**Given data**.
◇ ◇ ◇ ◇ ◇ ◇ ◇
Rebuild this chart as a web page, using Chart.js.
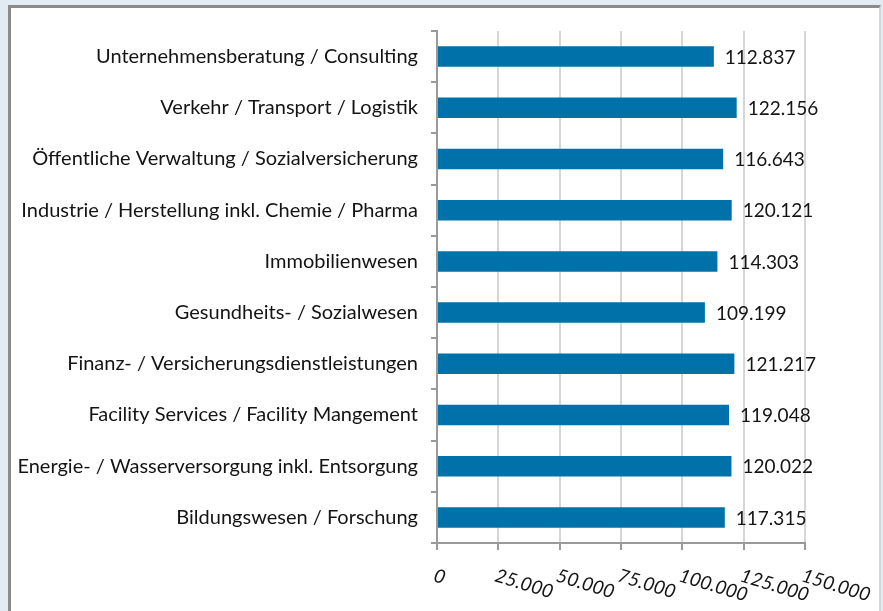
<!DOCTYPE html>
<html>
<head>
<meta charset="utf-8">
<script src="https://cdn.jsdelivr.net/npm/chart.js@4.4.1/dist/chart.umd.min.js"></script>
<style>
  html, body { margin: 0; padding: 0; background: #e3ebf2; width: 883px; height: 611px; overflow: hidden; }
  #panel { position: absolute; left: 8px; top: 5px; width: 873px; height: 620px; background: #ffffff;
           border-left: 3px solid #8a8a8a; border-top: 3px solid #8a8a8a; border-right: 2px solid #d6d6d6; box-sizing: border-box; }
  #wrap { position: absolute; left: 0; top: 0; width: 883px; height: 611px; }
</style>
</head>
<body>
<div id="panel"></div>
<div id="wrap"><canvas id="c" width="883" height="611"></canvas></div>
<script>
const categories = [
  "Unternehmensberatung / Consulting",
  "Verkehr / Transport / Logistik",
  "Öffentliche Verwaltung / Sozialversicherung",
  "Industrie / Herstellung inkl. Chemie / Pharma",
  "Immobilienwesen",
  "Gesundheits- / Sozialwesen",
  "Finanz- / Versicherungsdienstleistungen",
  "Facility Services / Facility Mangement",
  "Energie- / Wasserversorgung inkl. Entsorgung",
  "Bildungswesen / Forschung"
];
const values = [112837, 122156, 116643, 120121, 114303, 109199, 121217, 119048, 120022, 117315];
const xTickValues = [0, 25000, 50000, 75000, 100000, 125000, 150000];
const xTickLabels = ["0", "25.000", "50.000", "75.000", "100.000", "125.000", "150.000"];

const FONT = "Lato";
const TEXT = "#141414";

function fmt(v) { return String(v).replace(/\B(?=(\d{3})+(?!\d))/g, "."); }

const valueLabels = {
  id: "valueLabels",
  afterDatasetsDraw(chart) {
    const ctx = chart.ctx;
    const meta = chart.getDatasetMeta(0);
    ctx.save();
    ctx.font = "19px " + FONT;
    ctx.fillStyle = TEXT;
    ctx.textAlign = "left";
    ctx.textBaseline = "middle";
    meta.data.forEach((bar, i) => {
      ctx.fillText(fmt(values[i]), bar.x + 11, bar.y + 1);
    });
    ctx.restore();
  }
};

const rotatedXTicks = {
  id: "rotatedXTicks",
  afterDraw(chart) {
    const ctx = chart.ctx;
    const xs = chart.scales.x;
    const top = xs.top + 23;
    ctx.save();
    ctx.font = "italic 19px " + FONT;
    ctx.fillStyle = TEXT;
    ctx.textAlign = "left";
    ctx.textBaseline = "top";
    xTickValues.forEach((v, i) => {
      const px = xs.getPixelForValue(v);
      ctx.save();
      ctx.translate(px, top);
      ctx.rotate(17 * Math.PI / 180);
      ctx.fillText(xTickLabels[i], 0, 0);
      ctx.restore();
    });
    ctx.restore();
  }
};

new Chart(document.getElementById("c"), {
  type: "bar",
  data: {
    labels: categories,
    datasets: [{
      data: values,
      backgroundColor: "#0072a9",
      borderWidth: 0,
      barPercentage: 0.4,
      categoryPercentage: 1.0
    }]
  },
  options: {
    indexAxis: "y",
    responsive: false,
    animation: false,
    devicePixelRatio: 1,
    layout: { padding: { left: 0, top: 31, right: 78, bottom: 0 } },
    plugins: { legend: { display: false }, tooltip: { enabled: false } },
    scales: {
      x: {
        min: 0, max: 150000,
        afterBuildTicks(scale) { scale.ticks = xTickValues.map(v => ({ value: v })); },
        afterFit(scale) { scale.height = 68; },
        ticks: { display: false },
        grid: { color: "#d6d6d6", lineWidth: 2, tickColor: "#9a9a9a", tickLength: 7, drawTicks: true },
        border: { display: true, color: "#9a9a9a", width: 2 }
      },
      y: {
        afterFit(scale) { scale.width = 437; },
        ticks: { color: TEXT, font: { family: FONT, size: 20 }, padding: 13, autoSkip: false },
        grid: { drawOnChartArea: false, drawTicks: true, tickLength: 6, tickColor: "#9a9a9a", lineWidth: 2, offset: true },
        border: { display: true, color: "#9a9a9a", width: 2 }
      }
    }
  },
  plugins: [valueLabels, rotatedXTicks]
});
</script>
</body>
</html>
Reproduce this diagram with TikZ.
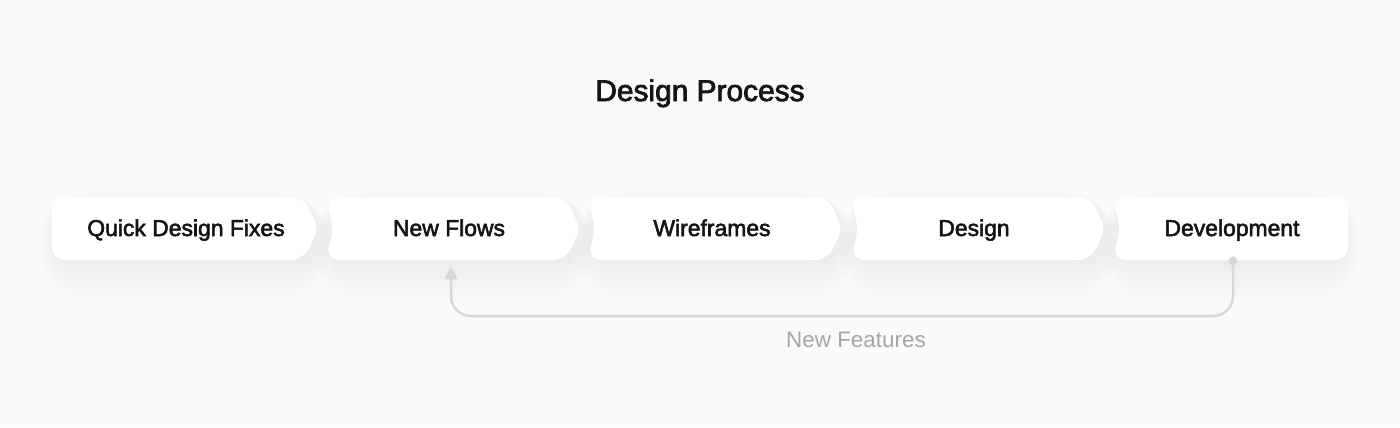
◇ ◇ ◇ ◇ ◇ ◇ ◇
**Exercise aim**. Pull out every line holding "this" from the records above, and copy it.

**Answer to the task**.
Rebuild this chart as a web page, using Chart.js.
Reproduce this diagram with TikZ.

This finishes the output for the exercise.